Lesotho initially faced a threatened 50% tariff before it was reduced to 15%. Nevertheless, the textile sector, employing over 30,000 workers and supplying global brands such as Levi’s, Walmart, and JCPenney has already seen closures and mass layoffs. Government authorities declared a state of emergency amid factory shutdowns and rising unemployment. Nigeria’s tariff rose modestly from 14% to 15%, provoking a more muted reaction, though analysts caution that even a small increase could strain relations in agriculture and manufacturing. In Tunisia, Algeria, Ghana, and other nations, formal responses remain limited, although diplomatic discussions are reportedly ongoing.

 

U.S. Trade Shifting from Aid to Commercial Deals

This policy shift reflects a broader “America First” strategy that replaces traditional aid arrangements with commercial engagement.

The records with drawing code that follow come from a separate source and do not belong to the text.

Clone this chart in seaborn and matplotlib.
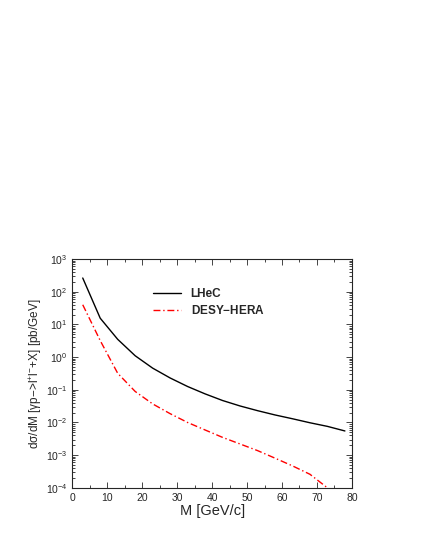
import pandas as pd
import matplotlib
matplotlib.use("Agg")
import matplotlib.pyplot as plt
from matplotlib.ticker import LogLocator, MultipleLocator, NullFormatter
import seaborn as sns

# invariant mass of the lepton pair [GeV/c]
mass = [3, 8, 13, 18, 23, 28, 33, 38, 43, 48, 53, 58, 63, 68, 73, 78]
# dsigma/dM [pb/GeV]
lhec = [263, 15.5, 3.5, 1.1, 0.46, 0.23, 0.126, 0.075, 0.047, 0.032,
        0.023, 0.017, 0.013, 0.0098, 0.0076, 0.0055]
desy_hera = [40, 3.2, 0.32, 0.089, 0.037, 0.0186, 0.010, 0.0059, 0.0035,
             0.0022, 0.00138, 0.00081, 0.00047, 0.00026, 0.0001, 0.00004]

sns.set_style("ticks")
plt.rcParams["font.family"] = ["Liberation Sans", "DejaVu Sans"]
plt.rcParams["mathtext.default"] = "regular"

df = pd.DataFrame({"M": mass + mass,
                   "xs": lhec + desy_hera,
                   "exp": ["LHeC"] * len(mass) + ["DESY-HERA"] * len(mass)})

fig = plt.figure(figsize=(4.25, 5.5), dpi=100)
ax = fig.add_axes([0.17, 0.113, 0.658, 0.416])

sns.lineplot(data=df[df.exp == "LHeC"], x="M", y="xs", color="black",
             linewidth=1.0, label="LHeC", ax=ax)
sns.lineplot(data=df[df.exp == "DESY-HERA"], x="M", y="xs", color="red",
             linewidth=1.0, label="DESY$-$HERA", ax=ax)
ax.lines[1].set_dashes([5, 2, 1, 2])

ax.set_yscale("log")
ax.set_xlim(0, 80)
ax.set_ylim(1e-4, 1e3)
ax.xaxis.set_major_locator(MultipleLocator(10))
ax.xaxis.set_minor_locator(MultipleLocator(5))
ax.yaxis.set_major_locator(LogLocator(base=10, numticks=10))
ax.yaxis.set_minor_locator(LogLocator(base=10, subs=range(2, 10), numticks=20))
ax.yaxis.set_minor_formatter(NullFormatter())
ax.tick_params(which="both", direction="in", top=True, right=True,
               labelsize=7.5, width=0.6)
ax.tick_params(which="major", length=4)
ax.tick_params(which="minor", length=2)
for s in ax.spines.values():
    s.set_linewidth(0.8)

ax.set_xlabel("M [GeV/c]", fontsize=10.5, labelpad=1)
ax.set_ylabel("dσ/dM [γp$-$>l$^{+}$l$^{-}$+X] [pb/GeV]", fontsize=8.5, labelpad=1)

leg = ax.legend(loc="upper left", bbox_to_anchor=(0.25, 0.92), frameon=False,
                handlelength=2.4, fontsize=8.5, labelspacing=0.35)
for t in leg.get_texts():
    t.set_fontweight("bold")

fig.savefig("out.png", dpi=100)
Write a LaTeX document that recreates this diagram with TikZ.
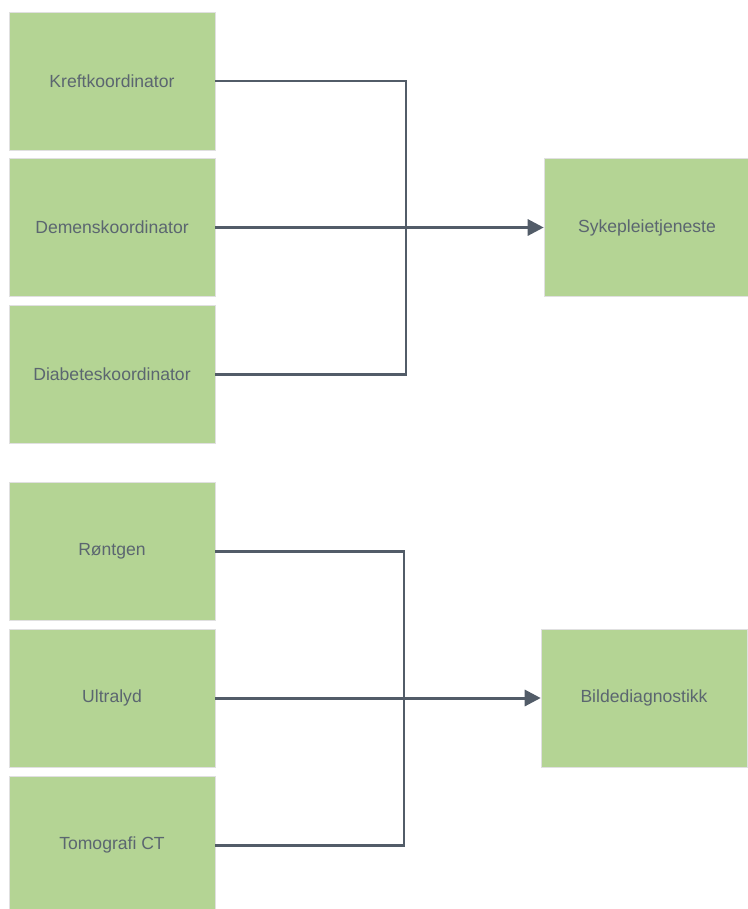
\documentclass[tikz,border=0pt]{standalone}
\usepackage{fontspec}
\setmainfont{Liberation Sans}
\usetikzlibrary{arrows.meta, calc}
\definecolor{boxgreen}{HTML}{B4D494}
\definecolor{linegray}{HTML}{525C68}
\definecolor{textgray}{HTML}{5B6670}

\begin{document}
\begin{tikzpicture}[>={Triangle[length=0.32cm, width=0.32cm]}, line join=miter, font=\fontsize{10}{12}\selectfont,
	box/.style={draw=black!12, line width=0.3pt, fill=boxgreen, text=textgray,
		minimum width=4.12cm, minimum height=2.76cm, inner sep=0pt},
	link/.style={draw=linegray, line width=1.7pt}]

\useasboundingbox (0,0) rectangle (14.94,-18.18);

%========================
% Top: koordinatorer
%========================
\begin{scope}
	% boxes
	\node[box] (kreft)    at (2.24,-1.62) {Kreftkoordinator};
	\node[box] (demens)   at (2.24,-4.55) {Demenskoordinator};
	\node[box] (diabetes) at (2.24,-7.48) {Diabeteskoordinator};
	\node[box] (sykepleie) at (12.94,-4.55) {Sykepleietjeneste};
	
	% connectors
	\coordinate (bustop) at (8.12,-4.55);
	\draw[link] (kreft.east) -| (bustop) |- (diabetes.east);
	\draw[link,->] (demens.east) -- (sykepleie.west);
\end{scope}

%========================
% Bottom: bildediagnostikk
%========================
\begin{scope}
	% boxes
	\node[box] (rontgen)  at (2.24,-11.03) {Røntgen};
	\node[box] (ultralyd) at (2.24,-13.96) {Ultralyd};
	\node[box] (tomografi) at (2.24,-16.90) {Tomografi CT};
	\node[box] (bilde)    at (12.88,-13.96) {Bildediagnostikk};
	
	% connectors
	\coordinate (busbot) at (8.08,-13.96);
	\draw[link] (rontgen.east) -| (busbot) |- (tomografi.east);
	\draw[link,->] (ultralyd.east) -- (bilde.west);
\end{scope}

\end{tikzpicture}
\end{document}
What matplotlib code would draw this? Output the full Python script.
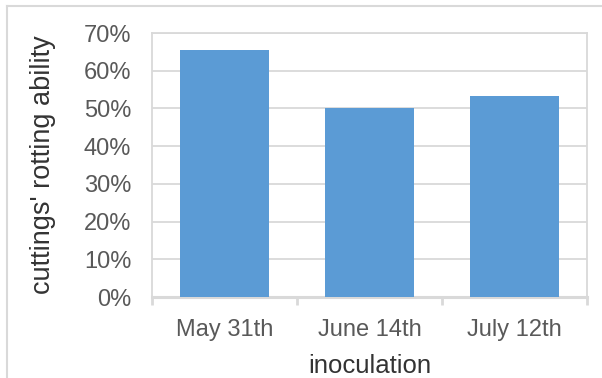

U.S. officials present it as a move from aid dependency to market-based partnerships, pointing to Africa’s projected US$16 trillion in combined purchasing power by 2050. The administration has already phased out USAID in Africa, redirecting resources toward private-sector deals. In the first 100 days of Trump’s second term, US$6 billion in agreements were signed, with an additional US$2.5 billion in commitments announced in June 2025. However, with AGOA officially set to expire in September 2025, African exporters are left facing unprecedented uncertainty.

 

Africa vs. Latin America and Asia

The U.S.’s new tariff formula applies universally, with a minimum floor of 10% for nearly all nations outside Canada and Mexico, and higher rates for persistent trade deficit partners. Latin American countries facing comparable rate hikes have responded in kind by pivoting toward China and other markets, with governments viewing Beijing as a more reliable trade partner amid U.S. unpredictability. The parallel trend in Africa suggests similar dynamics could emerge if U.S. protectionism continues.

 

What Africa Must Do

Africa’s policymakers must now respond with strategic resilience. Strengthening intra-continental trade through the African Continental Free Trade Area (AfCFTA) should be the immediate priority, leveraging tariff liberalisation, digital trade facilitation, and the Pan-African Payment and Settlement System to reduce dependency on external markets. Governments must bolster export support programmes to safeguard vulnerable industries and actively diversify trade partners across Asia, Europe, and intra-African corridors.

 

What Is Next for Africa?

The road ahead will depend on whether Washington shows flexibility or maintains its current stance. If no compromise emerges, the collapse of AGOA could trigger significant export losses in textiles, agriculture, and manufacturing. However, deeper implementation of AfCFTA, combined with investment in manufacturing capacity and regional value chains, could help offset these losses. Coordinated advocacy at platforms such as the WTO will be essential to ensure Africa’s voice shapes the evolving global trade order.

 

Why Africa Must Stand Tall

Africa’s strength lies in its ability to adapt and lead. With intra-African trade potential exceeding US$29 billion in Southern Africa alone, and significant growth prospects in West and East Africa, the continent can no longer afford over-reliance on any single market. Standing tall means moving from a reactive stance to a proactive strategy, one that safeguards industries, empowers workers, and positions Africa as an indispensable player in global commerce.